Serves: 4
Prep time: 10 minutes
Cooking time: 15-20 minutes
Works well with: Yellowtail, any Fish With A Story
Occasion: Easy weekday
Ingredients
500 g diced butternut, pumpkin or sweet potato
2 tbsp peanut oil or olive oil
1 tbsp ginger & garlic paste
3-4 tbsp red curry paste
2 x 400 ml coconut milk
4 Yellowtail fillets from our Fish With A Story convenience range, sliced into 3 (or 12 portions)
4 lime leaves
2 tbsp fish sauce
1 tsp brown or coconut sugar
To serve
basil & coriander
1 red chilli, sliced diagonally
lime wedges
Method
- Cook the diced butternut until soft in a pot of boiling water and set aside.
- In a large frying pan, heat half the oil with the ginger & garlic for 2 minutes, stirring until fragrant. Then add the curry paste, stirring continuously, and pour over the coconut milk.
- Bring to the boil, then reduce to a simmer, stirring for 5 minutes.
- Add the cooked butternut along with the lime leaves. Simmer for 4-5 minutes.
- Meanwhile, heat a griddle pan. Coat the fish slices in a little oil and fry for 2-3 minutes each side. Allow the fish to release naturally from the pan before turning it, to avoid the fish breaking up or sticking.

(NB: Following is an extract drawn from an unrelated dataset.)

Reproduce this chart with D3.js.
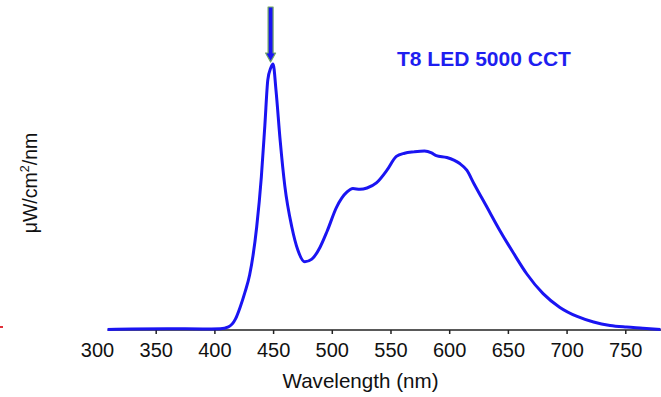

- Stir in the fish sauce with the brown sugar. Taste and adjust if required. Spoon into bowls, top with griddled fish slices, garnish with herbs and red chilli if desired. Serve with lime wedges and noodles or steamed Jasmine rice.
TIP: Shops sell this paste readily but feel free to use 1 clove of fresh garlic and a 1 cm piece of ginger grated, instead. For mid-week supper madness, forget griddling the fish, just chop it into cubes, add it to the curry in step 4 and cook for 6-8 minutes until cooked through.